REQUEST: Copy the listing below in full and skip every picture.

RECORDED INFORMATION:
★ ★ ★

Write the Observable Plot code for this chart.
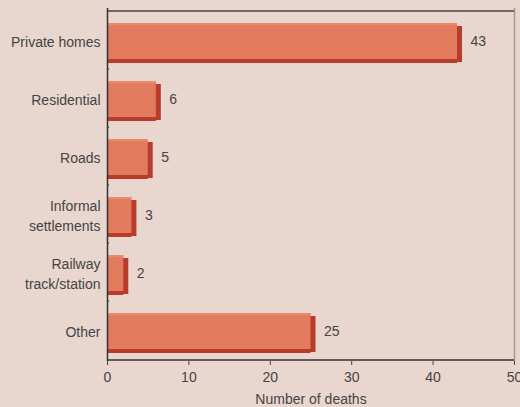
<!DOCTYPE html>
<html>
<head>
<meta charset="utf-8">
<script src="https://cdn.jsdelivr.net/npm/d3@7"></script>
<script src="https://cdn.jsdelivr.net/npm/@observablehq/plot@0.6"></script>
<style>
  html, body { margin: 0; padding: 0; background: #e9d6ce; }
  #chart svg { display: block; }
</style>
</head>
<body>
<div id="chart"></div>
<script>
const categories = ["Private homes", "Residential", "Roads", "Informal\nsettlements", "Railway\ntrack/station", "Other"];
const deaths = [43, 6, 5, 3, 2, 25];
const xTicks = [0, 10, 20, 30, 40, 50];

const data = categories.map((c, i) => ({category: c, value: deaths[i]}));

const W = 520, H = 407;
const mt = 8, mb = 46, ml = 107, mr = 6;
const step = (H - mt - mb) / categories.length;

const chart = Plot.plot({
  width: W,
  height: H,
  marginTop: mt,
  marginBottom: mb,
  marginLeft: ml,
  marginRight: mr,
  style: {background: "#e9d6ce", fontFamily: "Liberation Sans, Arial, sans-serif", fontSize: "14px", color: "#444"},
  x: {domain: [0, 50], ticks: xTicks, label: "Number of deaths", labelAnchor: "center", labelArrow: "none"},
  y: {domain: categories, padding: 0, label: null},
  marks: [
    // shadow (bottom strip and right side)
    Plot.barX(data, {y: "category", x: "value", fill: "#b83c2c", insetTop: 12, insetBottom: 10, dy: 4}),
    Plot.barX(data, {y: "category", x: "value", fill: "#b83c2c", insetTop: 12, insetBottom: 10, dx: 5, dy: 3}),
    // face
    Plot.barX(data, {y: "category", x: "value", fill: "#e27a5e", insetTop: 12, insetBottom: 10}),
    // highlight
    Plot.barX(data, {y: "category", x: "value", fill: "#ea8a6d", insetTop: 12, insetBottom: step - 15}),
    Plot.text(data, {y: "category", x: "value", text: d => String(d.value), textAnchor: "start", dx: 13, dy: 1, fill: "#444", fontSize: 14}),
    // y ticks at band boundaries
    Plot.ruleY(categories.slice(1), {y: d => d, x1: 0, x2: 0.25, dy: -step / 2, stroke: "#333", strokeWidth: 1.2}),
    Plot.ruleX([50], {stroke: "#a09a98", strokeWidth: 1.5}),
    Plot.ruleY([categories[0]], {dy: -step / 2, stroke: "#444", strokeWidth: 1.5}),
    Plot.ruleX([0], {stroke: "#333", strokeWidth: 1.5}),
    Plot.axisY({tickSize: 0, tickPadding: 7, fontSize: 14, fill: "#444", lineHeight: 1.45, label: null}),
    Plot.axisX({ticks: xTicks, tickSize: 4, tickPadding: 7, fontSize: 14, fill: "#444", label: "Number of deaths", labelAnchor: "center", labelArrow: "none", labelOffset: 42}),
    Plot.ruleY([0], {y: () => categories[categories.length - 1], dy: step / 2, stroke: "#333", strokeWidth: 1.5})
  ]
});

document.getElementById("chart").appendChild(chart);
</script>
</body>
</html>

★ ★ ★

OUTPUT BELOW:
Write the Observable Plot code for this chart.
<!DOCTYPE html>
<html>
<head>
<meta charset="utf-8">
<script src="https://cdn.jsdelivr.net/npm/d3@7"></script>
<script src="https://cdn.jsdelivr.net/npm/@observablehq/plot@0.6"></script>
<style>
  html, body { margin: 0; padding: 0; background: #e9d6ce; }
  #chart svg { display: block; }
</style>
</head>
<body>
<div id="chart"></div>
<script>
const categories = ["Private homes", "Residential", "Roads", "Informal\nsettlements", "Railway\ntrack/station", "Other"];
const deaths = [43, 6, 5, 3, 2, 25];
const xTicks = [0, 10, 20, 30, 40, 50];

const data = categories.map((c, i) => ({category: c, value: deaths[i]}));

const W = 520, H = 407;
const mt = 8, mb = 46, ml = 107, mr = 6;
const step = (H - mt - mb) / categories.length;

const chart = Plot.plot({
  width: W,
  height: H,
  marginTop: mt,
  marginBottom: mb,
  marginLeft: ml,
  marginRight: mr,
  style: {background: "#e9d6ce", fontFamily: "Liberation Sans, Arial, sans-serif", fontSize: "14px", color: "#444"},
  x: {domain: [0, 50], ticks: xTicks, label: "Number of deaths", labelAnchor: "center", labelArrow: "none"},
  y: {domain: categories, padding: 0, label: null},
  marks: [
    // shadow (bottom strip and right side)
    Plot.barX(data, {y: "category", x: "value", fill: "#b83c2c", insetTop: 12, insetBottom: 10, dy: 4}),
    Plot.barX(data, {y: "category", x: "value", fill: "#b83c2c", insetTop: 12, insetBottom: 10, dx: 5, dy: 3}),
    // face
    Plot.barX(data, {y: "category", x: "value", fill: "#e27a5e", insetTop: 12, insetBottom: 10}),
    // highlight
    Plot.barX(data, {y: "category", x: "value", fill: "#ea8a6d", insetTop: 12, insetBottom: step - 15}),
    Plot.text(data, {y: "category", x: "value", text: d => String(d.value), textAnchor: "start", dx: 13, dy: 1, fill: "#444", fontSize: 14}),
    // y ticks at band boundaries
    Plot.ruleY(categories.slice(1), {y: d => d, x1: 0, x2: 0.25, dy: -step / 2, stroke: "#333", strokeWidth: 1.2}),
    Plot.ruleX([50], {stroke: "#a09a98", strokeWidth: 1.5}),
    Plot.ruleY([categories[0]], {dy: -step / 2, stroke: "#444", strokeWidth: 1.5}),
    Plot.ruleX([0], {stroke: "#333", strokeWidth: 1.5}),
    Plot.axisY({tickSize: 0, tickPadding: 7, fontSize: 14, fill: "#444", lineHeight: 1.45, label: null}),
    Plot.axisX({ticks: xTicks, tickSize: 4, tickPadding: 7, fontSize: 14, fill: "#444", label: "Number of deaths", labelAnchor: "center", labelArrow: "none", labelOffset: 42}),
    Plot.ruleY([0], {y: () => categories[categories.length - 1], dy: step / 2, stroke: "#333", strokeWidth: 1.5})
  ]
});

document.getElementById("chart").appendChild(chart);
</script>
</body>
</html>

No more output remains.